Until the worst happened. At nearly 380 pounds, her health took a dive. She was diagnosed with a blood cancer and multiple uterine fibroids that couldn't be treated due to her weight. That's when she decided to have bariatric surgery, a weight loss procedure.
"For months I talked to my counselor about how I would share my truth with you," Bigelow told her followers at Phatgirlfresh.com after the weight loss surgery last year. "I was concerned about how you would receive it. I feared the plus-size and body positive communities wouldn't understand or respect my choice."
"The people who are having weight loss surgery in our community, they have the surgery, they go about their business and they shut up, for the most part. But it's important to share. There are women who are struggling with health issues who need this surgery.
Bigelow, a former teacher in Albany, Georgia, with 67,500 monthly unique visitors to her site and nearly 40,000 followers on Instagram, was pleased her fans were resoundingly positive. That's not a small thing in her corner of the internet.

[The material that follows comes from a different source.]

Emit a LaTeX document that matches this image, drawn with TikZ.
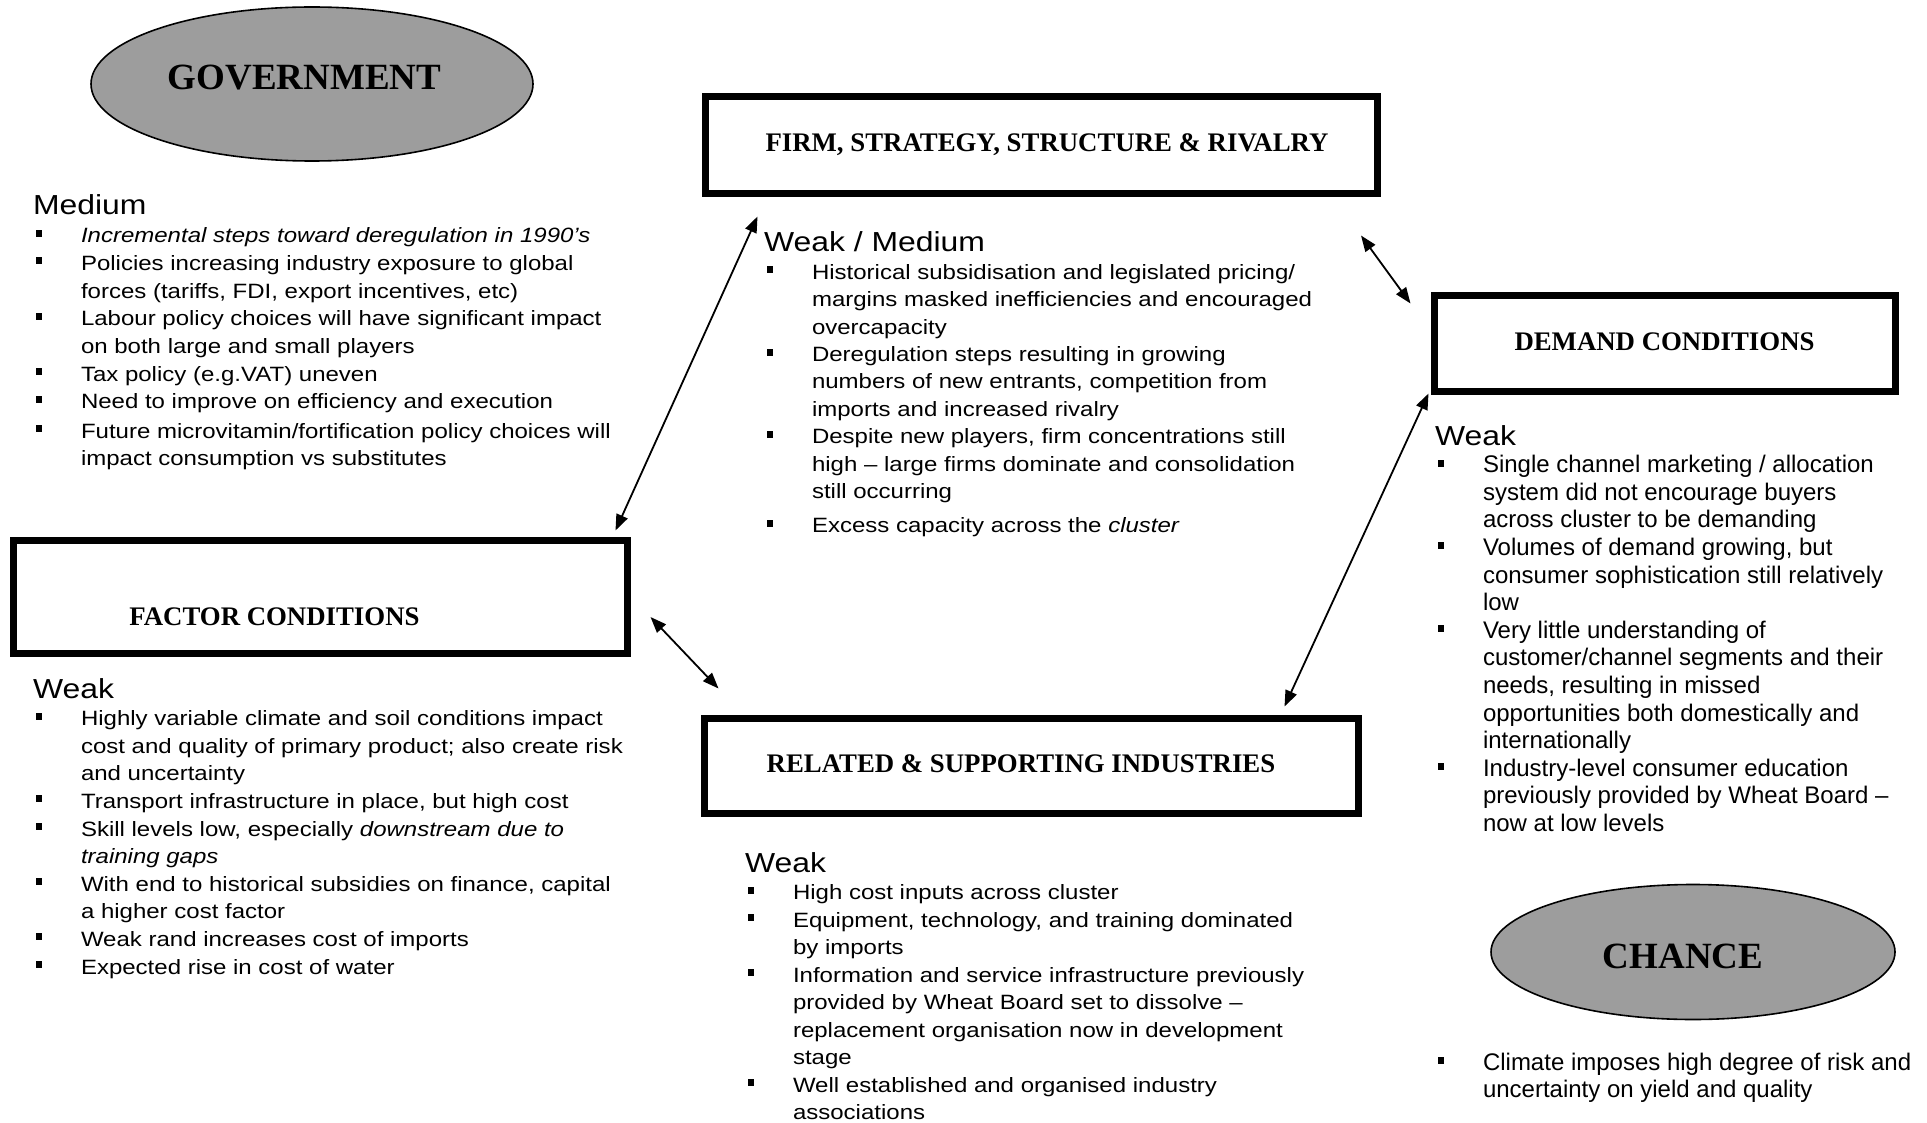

Fat-acceptance and body positive influencers like Bigelow are on the rise on social media and as fashion models as they fight back against the damaging pressures of idealized beauty peddled online and off. But what happens when, as in Bigelow's case, weight poses a serious health risk, or they decide to shed pounds for other reasons, turning their careers and social channels from fat acceptance to smaller sizes, dieting and fitness?
"The people who are having weight loss surgery in our community, they have the surgery, they go about their business and they shut up, for the most part. But it's important to share. There are women who are struggling with health issues who need this surgery," Bigelow said in an interview.
She's down to 240 pounds, but she's struggling to fully accept her future of fewer pounds, both personally and professionally.
It's the messaging, she said in an interview, especially when dieting or weight loss surgery transforms the online mission through photos and new collaborations focused on health and weight-loss products.
"Diet culture," she says, has been "basically imposed on us, mostly women. By the same token, I also believe that people should do what's best for their bodies."